We have a few profiles available to customise how the pipeline will run.
nimbus
sets parameters for a Nimbus cloud instance with 16 cores and 64 Gb of RAM.solo
sets paramaters to run on the lab computer running the P2 Solo sequencer.docker
anddocker_sudo
sets it to use docker containers,docker_sudo
is identical except that docker is run as root (required for some installations of docker).
--reads <glob>
Required
A folder containing two files per sample. The basename of the file is used as the sample ID and must contain `duplex` and `simplex`. Example of file name: `Sample1.duplex.fastq.gz`, `Sample1.simplex.fastq.gz`.
--genomeSize
Default: 42m
Used by the assemblers to calculate read coverage
--medakaModel <glob>
Default: r1041_e82_400bps_sup_v5.0.0 (kit 14, sup, 5 kHz)
The model that was used during basecalling.
r1041_e82_400bps_sup_v4.1.0 (kit 14, sup, 4 kHz)

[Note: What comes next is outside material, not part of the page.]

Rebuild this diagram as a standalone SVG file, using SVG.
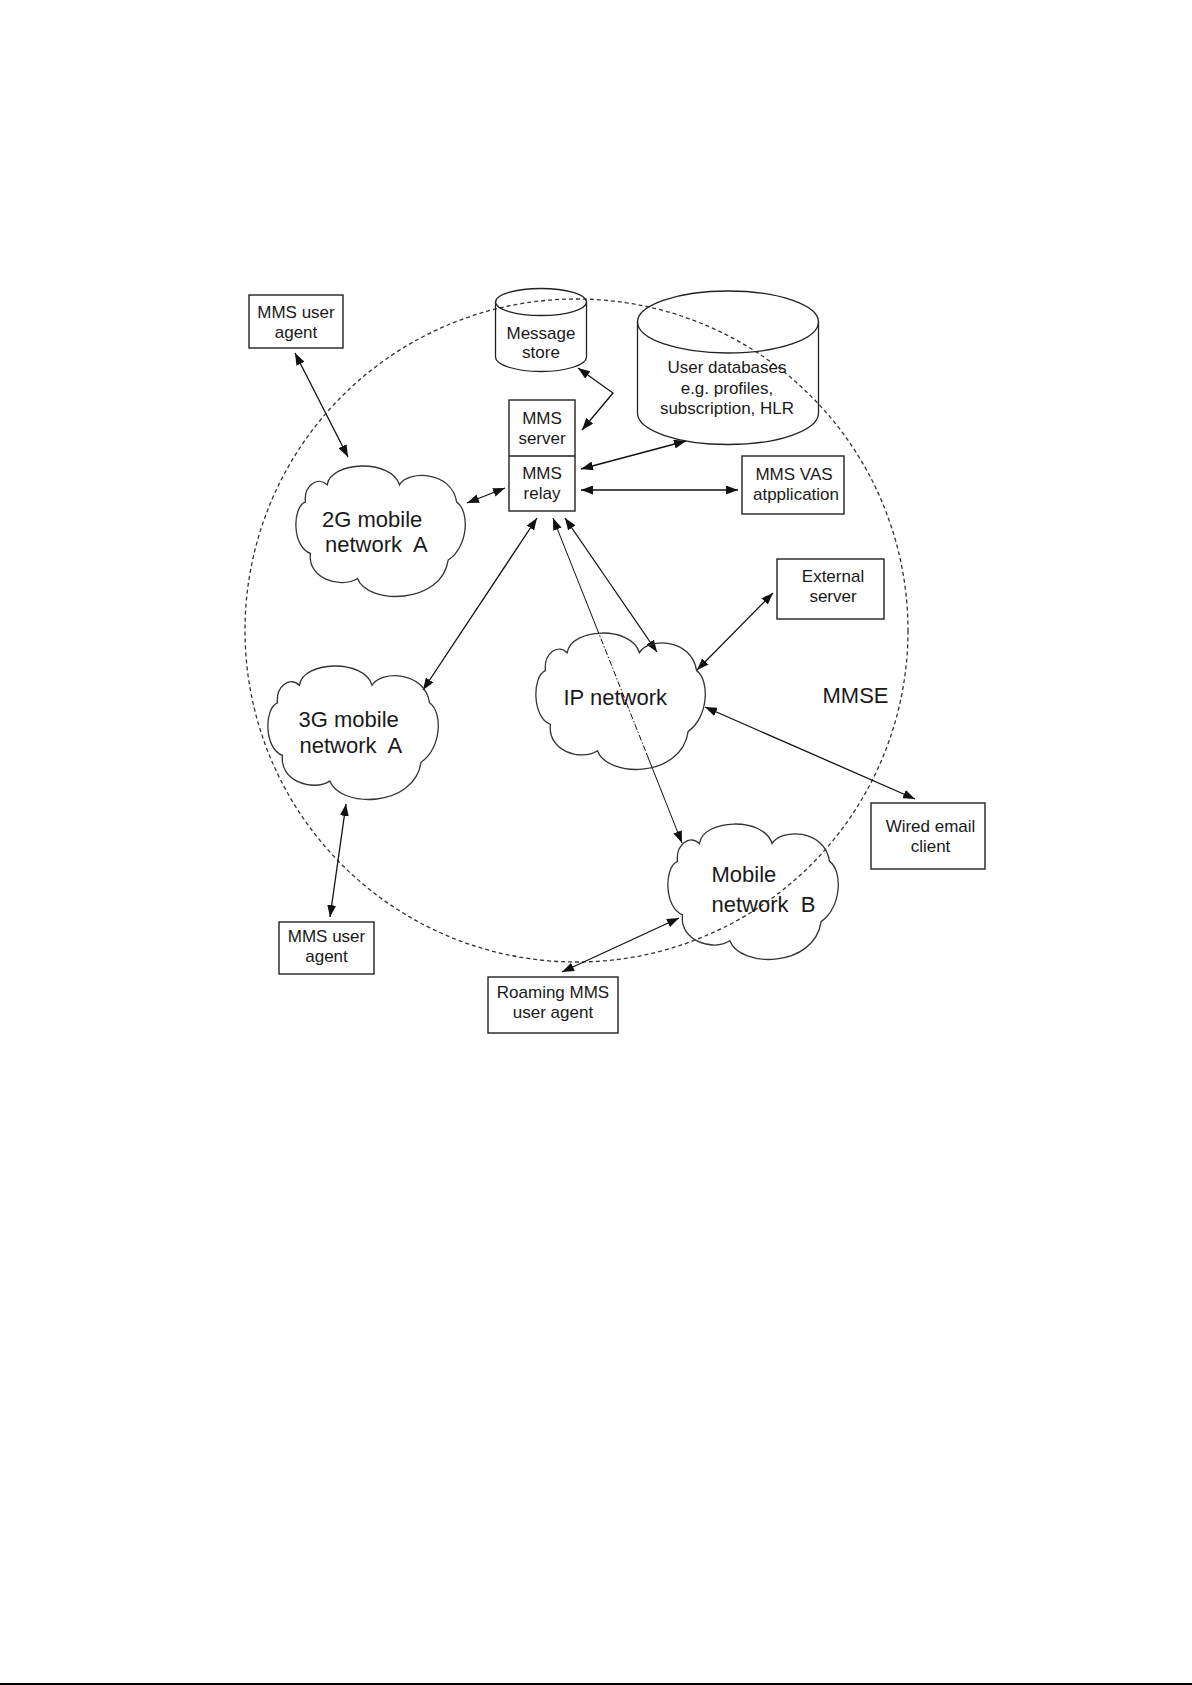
<svg xmlns="http://www.w3.org/2000/svg" xmlns:xlink="http://www.w3.org/1999/xlink" width="1192" height="1685" viewBox="0 0 1192 1685">
<style>
  .t { font-family: "Liberation Sans", Arial, sans-serif; font-size: 17px; fill: #1a1a1a; text-anchor: middle; }
  .tc { font-family: "Liberation Sans", Arial, sans-serif; font-size: 22px; fill: #1a1a1a; }
  .box { fill: none; stroke: #222; stroke-width: 1.4; }
  .shape { fill: none; stroke: #222; stroke-width: 1.3; }
  .cloud { fill: none; stroke: #333; stroke-width: 1.3; }
  .conn { fill: none; stroke: #111; stroke-width: 1.3; marker-start: url(#ah); marker-end: url(#ah); }
  .thin { fill: none; stroke: #111; stroke-width: 1; }
  .mmse { fill: none; stroke: #333; stroke-width: 1.3; stroke-dasharray: 4 3; }
</style>
<defs>
  <marker id="ah" viewBox="0 0 12 9" refX="12" refY="4.5" markerWidth="12" markerHeight="9" markerUnits="userSpaceOnUse" orient="auto-start-reverse">
    <path d="M0,0 L12,4.5 L0,9 z" fill="#111"/>
  </marker>
  <path id="cloud" d="M5,28 C4,16 12,8 18,15 C20,-3 56,-5 61,15 C66,4 92,4 95,28 C103,35 102,62 90,72 C86,106 42,106 36,86 C26,94 6,86 8,67 C-3,62 -3,32 5,28 Z" vector-effect="non-scaling-stroke"/>
</defs>
<rect x="0" y="0" width="1192" height="1685" fill="#ffffff"/>

<g id="mmse-boundary">
  <circle class="mmse" cx="576.5" cy="630.5" r="331.5"/>
  <text class="tc" x="822.5" y="702.5">MMSE</text>
</g>

<g id="connectors">
  <line class="conn" x1="295" y1="353" x2="348" y2="457"/>
  <polyline class="conn" points="578,368 613,393 582,430"/>
  <line class="conn" x1="467" y1="503" x2="505" y2="488"/>
  <line class="conn" x1="581" y1="469" x2="686" y2="441"/>
  <line class="conn" x1="581" y1="490" x2="738" y2="490"/>
  <line class="conn" x1="537" y1="518" x2="423" y2="690"/>
  <line class="thin" x1="553" y1="518" x2="596.7" y2="628" marker-start="url(#ah)"/>
  <line class="thin" x1="596.7" y1="628" x2="646.3" y2="753" stroke-dasharray="6 2 1.5 2"/>
  <line class="thin" x1="646.3" y1="753" x2="682" y2="843" marker-end="url(#ah)"/>
  <line class="conn" x1="565" y1="518" x2="657" y2="652"/>
  <line class="conn" x1="697" y1="670" x2="773" y2="593"/>
  <line class="conn" x1="705" y1="707" x2="915" y2="799"/>
  <line class="conn" x1="346" y1="804" x2="330" y2="917"/>
  <line class="conn" x1="562" y1="972" x2="679" y2="918"/>
</g>

<g id="ua-top">
  <rect class="box" x="249" y="295" width="94" height="53"/>
  <text class="t" x="296" y="317.5">MMS user</text>
  <text class="t" x="296" y="338">agent</text>
</g>

<g id="message-store">
  <ellipse class="shape" cx="541" cy="302" rx="45.5" ry="13.5"/>
  <path class="shape" d="M495.5,302 V357 A45.5,14.5 0 0 0 586.5,357 V302"/>
  <text class="t" x="541" y="338.5">Message</text>
  <text class="t" x="541" y="357.5">store</text>
</g>

<g id="user-databases">
  <ellipse class="shape" cx="728" cy="322" rx="90.5" ry="31"/>
  <path class="shape" d="M637.5,322 V413 A90.5,31.5 0 0 0 818.5,413 V322"/>
  <text class="t" x="727" y="372.5">User databases</text>
  <text class="t" x="727" y="393.5">e.g. profiles,</text>
  <text class="t" x="727" y="414">subscription, HLR</text>
</g>

<g id="mms-server-relay">
  <rect class="box" x="509" y="400" width="66" height="111"/>
  <line class="box" x1="509" y1="456" x2="575" y2="456"/>
  <text class="t" x="542" y="423.5">MMS</text>
  <text class="t" x="542" y="444">server</text>
  <text class="t" x="542" y="478.5">MMS</text>
  <text class="t" x="542" y="499">relay</text>
</g>

<g id="mms-vas">
  <rect class="box" x="742" y="456" width="102" height="58"/>
  <text class="t" x="794" y="479.5">MMS VAS</text>
  <text class="t" x="796" y="499.5">atpplication</text>
</g>

<g id="cloud-2g">
  <use xlink:href="#cloud" class="cloud" transform="translate(297,465) scale(1.68,1.32)"/>
  <text class="tc" x="322" y="526.5" xml:space="preserve">2G mobile</text>
  <text class="tc" x="325" y="551.5" xml:space="preserve">network  A</text>
</g>

<g id="cloud-3g">
  <use xlink:href="#cloud" class="cloud" transform="translate(269,665) scale(1.69,1.35)"/>
  <text class="tc" x="298.5" y="726.5" xml:space="preserve">3G mobile</text>
  <text class="tc" x="299.5" y="753" xml:space="preserve">network  A</text>
</g>

<g id="cloud-ip">
  <use xlink:href="#cloud" class="cloud" transform="translate(537,632) scale(1.68,1.38)"/>
  <text class="tc" x="563.5" y="705">IP network</text>
</g>

<g id="cloud-mobile-b">
  <use xlink:href="#cloud" class="cloud" transform="translate(669,823) scale(1.69,1.37)"/>
  <text class="tc" x="711.5" y="881.5" xml:space="preserve">Mobile</text>
  <text class="tc" x="711.5" y="911.5" xml:space="preserve">network  B</text>
</g>

<g id="external-server">
  <rect class="box" x="777" y="559" width="107" height="60"/>
  <text class="t" x="833" y="581.5">External</text>
  <text class="t" x="833" y="601.5">server</text>
</g>

<g id="wired-email">
  <rect class="box" x="871" y="803" width="114" height="66"/>
  <text class="t" x="930.5" y="831.5">Wired email</text>
  <text class="t" x="930.5" y="851.5">client</text>
</g>

<g id="ua-bottom">
  <rect class="box" x="279" y="922" width="95" height="52"/>
  <text class="t" x="326.5" y="941.5">MMS user</text>
  <text class="t" x="326.5" y="962">agent</text>
</g>

<g id="roaming-ua">
  <rect class="box" x="488" y="977" width="130" height="56"/>
  <text class="t" x="553" y="997.5">Roaming MMS</text>
  <text class="t" x="553" y="1017.5">user agent</text>
</g>

<line x1="0" y1="1684" x2="1192" y2="1684" stroke="#000" stroke-width="2"/>
</svg>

r941_min_sup_g507 (LSK109, sup, 4kHz)
--minlen
Min read length to keep for assembly
(Default: 1000)
--quality
Min read q-score to keep for read filtering
(Default: 10)
--outdir <path>
Default: `assembly`
The directory to store the results in.
If the pipeline gets stopped or crashes during the medaka steps there is a chance it will get stuck on that forever if restarted due to an index file that is too large. Should that happen to you check the hash for the assembly processes "Assembly_flye" and "Assembly_nextdenovo". The hashes look like that at the start of the respective line:
[bc/a53374] process > Assembly_flye
[a4/0cfae1] process > Assembly_nextdenovo
Go to the folders work/bc/a53374...
and delete the *.fai
and *.mmi
files. After that resume the pipeline and it will run medaka properly.